◆ REQUIRED TASK
Filter the entries and keep only the lines where the string "Write" appears.

◆ GIVEN INFORMATION
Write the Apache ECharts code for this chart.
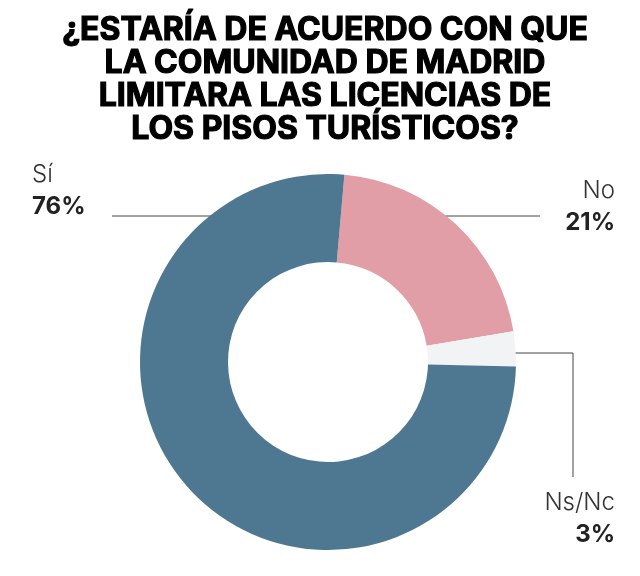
<!DOCTYPE html>
<html>
<head>
<meta charset="utf-8">
<script src="https://cdn.jsdelivr.net/npm/echarts@6/dist/echarts.min.js"></script>
<style>
html,body{margin:0;padding:0;background:#fff;}
#chart{width:640px;height:576px;}
</style>
</head>
<body>
<div id="chart"></div>
<script>
const titleLines = ["¿ESTARÍA DE ACUERDO CON QUE", "LA COMUNIDAD DE MADRID", "LIMITARA LAS LICENCIAS DE", "LOS PISOS TURÍSTICOS?"];
const categories = ["No", "Ns/Nc", "Sí"];
const values = [21, 3, 76];
const colors = ["#e29ea6", "#f2f3f5", "#4e7891"];

const CX = 328, CY = 362, R_IN = 100, R_OUT = 188;

function labelPlace(i) {
  if (i === 2) { // Sí
    const ly = 216;
    const ex = CX - Math.sqrt(R_OUT * R_OUT - (ly - CY) * (ly - CY)) + 6;
    return {x: 32, y: 191, align: 'left', pts: [[ex, ly], [112, ly], [112, ly]]};
  } else if (i === 0) { // No
    const ly = 216;
    const ex = CX + Math.sqrt(R_OUT * R_OUT - (ly - CY) * (ly - CY)) - 1;
    return {x: 615, y: 207, align: 'right', pts: [[ex, ly], [540, ly], [540, ly]]};
  } else { // Ns/Nc
    const ly = 353;
    const ex = CX + Math.sqrt(R_OUT * R_OUT - (ly - CY) * (ly - CY)) - 2;
    return {x: 615, y: 519, align: 'right', pts: [[ex, ly], [573, ly], [573, 477]]};
  }
}

const chart = echarts.init(document.getElementById('chart'), null, {renderer: 'canvas'});
chart.setOption({
  backgroundColor: '#ffffff',
  animation: false,
  title: {
    text: titleLines.join('\n'),
    left: 320,
    top: 9,
    textAlign: 'center',
    textStyle: {
      fontFamily: 'Inter',
      fontWeight: 'bold',
      fontSize: 32,
      lineHeight: 33,
      color: '#000000',
      textBorderColor: '#000000',
      textBorderWidth: 1.2
    }
  },
  series: [{
    type: 'pie',
    center: [CX, CY],
    radius: [R_IN, R_OUT],
    startAngle: 85,
    clockwise: true,
    avoidLabelOverlap: false,
    data: categories.map((c, i) => ({name: c, value: values[i], itemStyle: {color: colors[i]}})),
    itemStyle: {borderWidth: 0},
    emphasis: {disabled: true},
    label: {
      show: true,
      position: 'outside',
      formatter: p => '{n|' + p.name + '}\n{v|' + p.value + '%}',
      rich: {
        n: {fontFamily: 'Inter', fontWeight: 300, fontSize: 24, lineHeight: 32, color: '#333333'},
        v: {fontFamily: 'Inter', fontWeight: 700, fontSize: 24, lineHeight: 32, color: '#222222'}
      }
    },
    labelLine: {show: true, lineStyle: {color: '#444444', width: 1}, length: 10, length2: 10},
    labelLayout: function (p) {
      const pl = labelPlace(p.dataIndex);
      return {x: pl.x, y: pl.y, align: pl.align, verticalAlign: 'middle', labelLinePoints: pl.pts};
    }
  }]
});
</script>
</body>
</html>
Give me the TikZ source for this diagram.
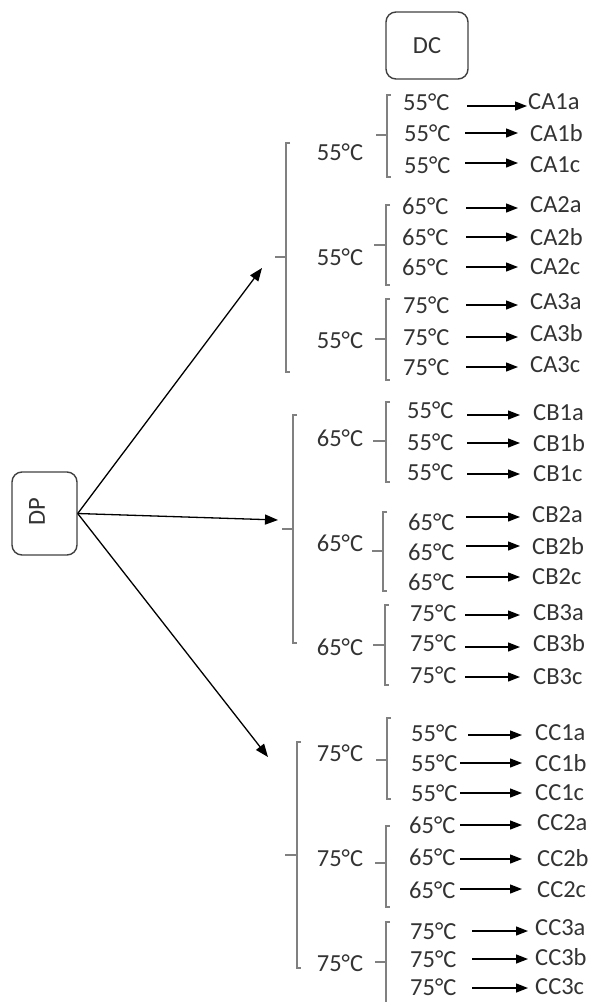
\documentclass[tikz,border=0pt]{standalone}
\usepackage{fontspec}
\setmainfont{Carlito}
\usetikzlibrary{arrows.meta}
\definecolor{ink}{HTML}{333333}
\definecolor{brk}{HTML}{808080}
\definecolor{edge}{HTML}{404040}

\begin{document}
\begin{tikzpicture}[x=1pt,y=-1pt,
  lbl/.style={font=\fontsize{24.5}{28}\selectfont, text=ink, inner sep=0pt},
  box/.style={draw=edge, line width=1.4pt, rounded corners=10pt},
  arr/.style={-{Triangle[length=12pt,width=9pt]}, line width=1.3pt},
  bigarr/.style={-{Triangle[length=13pt,width=10pt]}, line width=1.3pt},
  brace/.style={draw=brk, line width=1.5pt}]
\useasboundingbox (0,0) rectangle (592,1002);
\clip (0,0) rectangle (592,1002);

% header boxes
\node[box, lbl, minimum width=82pt, minimum height=67pt] (DC) at (427,45.5) {DC};
\node[box, lbl, minimum width=65pt, minimum height=83pt] (DP) at (44.5,513.5) {};
\node[lbl, rotate=90] (DPlabel) at (37,512) {DP};

% arrows from DP to the three groups
\coordinate (inA) at (262,268);
\coordinate (inB) at (278,520);
\coordinate (inC) at (268,757);
\foreach \g in {A,B,C} \draw[bigarr] (DP.east) -- (in\g);

% large brackets: x / top / bottom / tick y / tick start
\foreach \x/\t/\b/\m/\s in {286/143/372/257/275, 293/415/643/529/282, 297/742/968/855/285}
  \draw[brace] (\x+4,\t) -- (\x,\t) -- (\x,\b) -- (\x+4,\b) (\s,\m) -- (\x,\m);

% small brackets
\foreach \x/\t/\b/\m/\s in {387/95/177/135/376, 386/205/285/245/374, 386/299/380/339/375,
  386/402/482/441/373, 383/512/591/551/372, 385/605/685/645/373,
  387/718/799/760/376, 386/826/907/863/375, 386/922/1010/962/375}
  \draw[brace] (\x+4,\t) -- (\x,\t) -- (\x,\b) -- (\x+4,\b) (\s,\m) -- (\x,\m);

% middle temperatures
\foreach \n/\t/\y in {A1/55/152, A2/55/257, A3/55/340, B1/65/438, B2/65/543, B3/65/647,
  C1/75/753, C2/75/858, C3/75/963}
  \node[lbl] (m\n) at (340,\y) {\t°C};

% rows: name / temp / text x / text y / arrow start x / arrow y / arrow end x / code / code x / code y
\foreach \n/\t/\tx/\ty/\ax/\ay/\bx/\l/\lx/\ly in {
  A1a/55/403/102/467/106/527/CA1a/528/102,
  A1b/55/404/133/465/133/518/CA1b/530/133,
  A1c/55/404/165/465/163/518/CA1c/530/165,
  A2a/65/402/206/466/208/518/CA2a/530/205,
  A2b/65/402/237/466/237/518/CA2b/530/237,
  A2c/65/402/267/466/267/518/CA2c/530/267,
  A3a/75/403/305/466/305/518/CA3a/530/302,
  A3b/75/403/337/466/337/518/CA3b/530/333,
  A3c/75/403/367/466/367/518/CA3c/530/365,
  B1a/55/407/410/467/415/520/CB1a/533/413,
  B1b/55/407/442/467/443/520/CB1b/533/443,
  B1c/55/407/472/467/474/520/CB1c/533/474,
  B2a/65/408/522/466/517/520/CB2a/532/515,
  B2b/65/408/552/466/546/520/CB2b/532/546,
  B2c/65/408/582/466/577/520/CB2c/532/577,
  B3a/75/410/613/465/615/520/CB3a/533/613,
  B3b/75/410/643/465/647/520/CB3b/533/643,
  B3c/75/410/675/465/677/520/CB3c/533/677,
  C1a/55/411/733/468/735/522/CC1a/535/733,
  C1b/55/411/763/460/763/522/CC1b/535/763,
  C1c/55/411/793/460/793/522/CC1c/535/793,
  C2a/65/409/825/460/825/522/CC2a/537/823,
  C2b/65/409/857/460/859/522/CC2b/537/858,
  C2c/65/409/890/460/889/522/CC2c/537/890,
  C3a/75/410/931/472/931/528/CC3a/535/928,
  C3b/75/410/959/472/959/528/CC3b/535/957,
  C3c/75/410/987/472/988/528/CC3c/535/987}
{
  \pgfmathsetmacro\gap{\lx-\bx}
  \node[lbl, anchor=west] (t\n) at (\tx,\ty) {\t°C};
  \node[lbl, anchor=west, inner xsep=\gap pt] (l\n) at (\bx,\ly) {\l};
  \coordinate (s\n) at (\ax,\ay);
  \draw[arr] (s\n) -- (s\n -| l\n.west);
}
\end{tikzpicture}
\end{document}
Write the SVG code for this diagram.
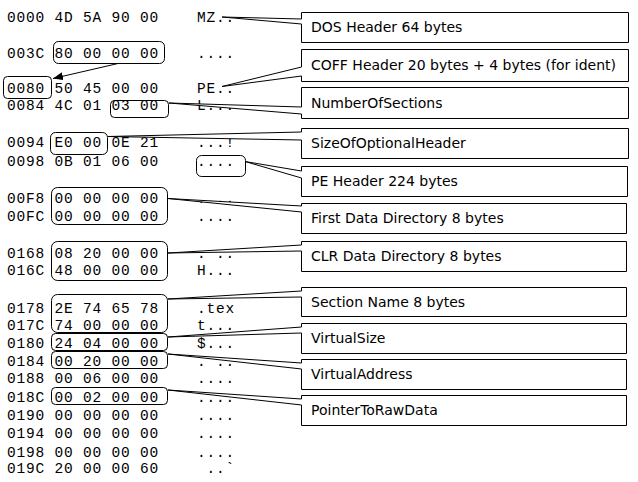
<svg xmlns="http://www.w3.org/2000/svg" width="638" height="482" viewBox="0 0 638 482">
<style>
.hex{font-family:"Liberation Mono","Courier New",monospace;font-size:14.5px;letter-spacing:0.8px;fill:#000}
.lbl{font-family:"DejaVu Sans",Verdana,sans-serif;font-size:14px;fill:#000}
.co{fill:#fff;stroke:#000;stroke-width:1}
.rb{fill:none;stroke:#000;stroke-width:1}
.ln{fill:none;stroke:#000;stroke-width:1}
</style>
<defs>
<marker id="ah" markerWidth="10" markerHeight="8" refX="10" refY="4" orient="auto" markerUnits="userSpaceOnUse">
<path d="M0,0 L10,4 L0,8 Z" fill="#000"/>
</marker>
</defs>
<rect width="638" height="482" fill="#fff"/>
<g id="hexdump">
<text class="hex" x="7" y="21.7">0000 4D 5A 90 00</text><text class="hex" x="197" y="21.7">MZ..</text>
<text class="hex" x="7" y="58">003C 80 00 00 00</text><text class="hex" x="197" y="58">....</text>
<text class="hex" x="7" y="93">0080 50 45 00 00</text><text class="hex" x="197" y="93">PE..</text>
<text class="hex" x="7" y="110">0084 4C 01 03 00</text><text class="hex" x="197" y="110">L...</text>
<text class="hex" x="7" y="147">0094 E0 00 0E 21</text><text class="hex" x="197" y="147">...!</text>
<text class="hex" x="7" y="166">0098 0B 01 06 00</text><text class="hex" x="197" y="166">....</text>
<text class="hex" x="7" y="202.7">00F8 00 00 00 00</text><text class="hex" x="197" y="202.7">....</text>
<text class="hex" x="7" y="220.7">00FC 00 00 00 00</text><text class="hex" x="197" y="220.7">....</text>
<text class="hex" x="7" y="257.5">0168 08 20 00 00</text><text class="hex" x="197" y="257.5">.</text><text class="hex" x="216" y="257.5">..</text>
<text class="hex" x="7" y="275">016C 48 00 00 00</text><text class="hex" x="197" y="275">H...</text>
<text class="hex" x="7" y="312.7">0178 2E 74 65 78</text><text class="hex" x="197" y="312.7">.tex</text>
<text class="hex" x="7" y="330">017C 74 00 00 00</text><text class="hex" x="197" y="330">t...</text>
<text class="hex" x="7" y="347.7">0180 24 04 00 00</text><text class="hex" x="197" y="347.7">$...</text>
<text class="hex" x="7" y="365.7">0184 00 20 00 00</text><text class="hex" x="197" y="365.7">.</text><text class="hex" x="216" y="365.7">..</text>
<text class="hex" x="7" y="383.3">0188 00 06 00 00</text><text class="hex" x="197" y="383.3">....</text>
<text class="hex" x="7" y="401.7">018C 00 02 00 00</text><text class="hex" x="197" y="401.7">....</text>
<text class="hex" x="7" y="420">0190 00 00 00 00</text><text class="hex" x="197" y="420">....</text>
<text class="hex" x="7" y="437.7">0194 00 00 00 00</text><text class="hex" x="197" y="437.7">....</text>
<text class="hex" x="7" y="456.7">0198 00 00 00 00</text><text class="hex" x="197" y="456.7">....</text>
<text class="hex" x="7" y="473.3">019C 20 00 00 60</text><text class="hex" x="206.5" y="473.3">..`</text>
</g>
<g id="highlights">
<rect class="rb" x="53.5" y="41.5" width="111" height="22" rx="5"/>
<rect class="rb" x="3.5" y="76.5" width="48" height="22" rx="4"/>
<rect class="rb" x="110.5" y="100.5" width="58" height="17" rx="4"/>
<rect class="rb" x="50.5" y="132.5" width="57" height="22" rx="5"/>
<rect class="rb" x="196.5" y="155.5" width="49" height="21" rx="5"/>
<rect class="rb" x="51.5" y="187.5" width="116" height="37" rx="6"/>
<rect class="rb" x="51.5" y="241.5" width="116" height="39" rx="6"/>
<rect class="rb" x="51.5" y="294.5" width="116" height="38" rx="6"/>
<rect class="rb" x="51.5" y="333.5" width="116" height="17" rx="4"/>
<rect class="rb" x="51.5" y="351.5" width="116" height="17" rx="4"/>
<rect class="rb" x="51.5" y="387.5" width="116" height="17" rx="4"/>
</g>
<g id="connectors">
<line class="ln" x1="118" y1="63.5" x2="53" y2="78.5" marker-end="url(#ah)"/>
</g>
<g id="dos-header">
<path class="co" d="M222,17 L301.5,24 L301.5,42.5 L628.5,42.5 L628.5,12.5 L301.5,12.5 L301.5,19 Z"/>
<text class="lbl" x="311" y="32">DOS Header 64 bytes</text>
</g>
<g id="coff-header">
<path class="co" d="M222,86.5 L301.5,76 L301.5,81.5 L628.5,81.5 L628.5,49.5 L301.5,49.5 L301.5,67 Z"/>
<text class="lbl" x="311" y="70">COFF Header 20 bytes + 4 bytes (for ident)</text>
</g>
<g id="number-of-sections">
<path class="co" d="M169,103 L301.5,114 L301.5,118.5 L628.5,118.5 L628.5,87.5 L301.5,87.5 L301.5,107 Z"/>
<text class="lbl" x="311" y="108">NumberOfSections</text>
</g>
<g id="size-of-optional-header">
<path class="co" d="M108,136.5 L301.5,140 L301.5,158.5 L628.5,158.5 L628.5,128.5 L301.5,128.5 L301.5,132 Z"/>
<text class="lbl" x="311" y="148">SizeOfOptionalHeader</text>
</g>
<g id="pe-header">
<path class="co" d="M245,161.5 L301.5,178 L301.5,196.5 L627.5,196.5 L627.5,166.5 L301.5,166.5 L301.5,171 Z"/>
<text class="lbl" x="311" y="186">PE Header 224 bytes</text>
</g>
<g id="first-data-directory">
<path class="co" d="M168,198.5 L301.5,212 L301.5,233.5 L626.5,233.5 L626.5,203.5 L301.5,203.5 L301.5,206 Z"/>
<text class="lbl" x="311" y="223">First Data Directory 8 bytes</text>
</g>
<g id="clr-data-directory">
<path class="co" d="M168,253 L301.5,251 L301.5,271.5 L626.5,271.5 L626.5,241.5 L301.5,241.5 L301.5,245 Z"/>
<text class="lbl" x="311" y="261">CLR Data Directory 8 bytes</text>
</g>
<g id="section-name">
<path class="co" d="M168,299 L301.5,297 L301.5,316.5 L626.5,316.5 L626.5,287.5 L301.5,287.5 L301.5,291 Z"/>
<text class="lbl" x="311" y="306.5">Section Name 8 bytes</text>
</g>
<g id="virtual-size">
<path class="co" d="M168,337 L301.5,333 L301.5,353.5 L626.5,353.5 L626.5,323.5 L301.5,323.5 L301.5,327 Z"/>
<text class="lbl" x="311" y="343">VirtualSize</text>
</g>
<g id="virtual-address">
<path class="co" d="M168,354 L301.5,369 L301.5,389.5 L626.5,389.5 L626.5,359.5 L301.5,359.5 L301.5,363 Z"/>
<text class="lbl" x="311" y="379">VirtualAddress</text>
</g>
<g id="pointer-to-raw-data">
<path class="co" d="M168,390 L301.5,405 L301.5,425.5 L626.5,425.5 L626.5,395.5 L301.5,395.5 L301.5,399 Z"/>
<text class="lbl" x="311" y="415">PointerToRawData</text>
</g>
</svg>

◆ OUTPUT OF THE EXERCISE
Write the Apache ECharts code for this chart.
Write the SVG code for this diagram.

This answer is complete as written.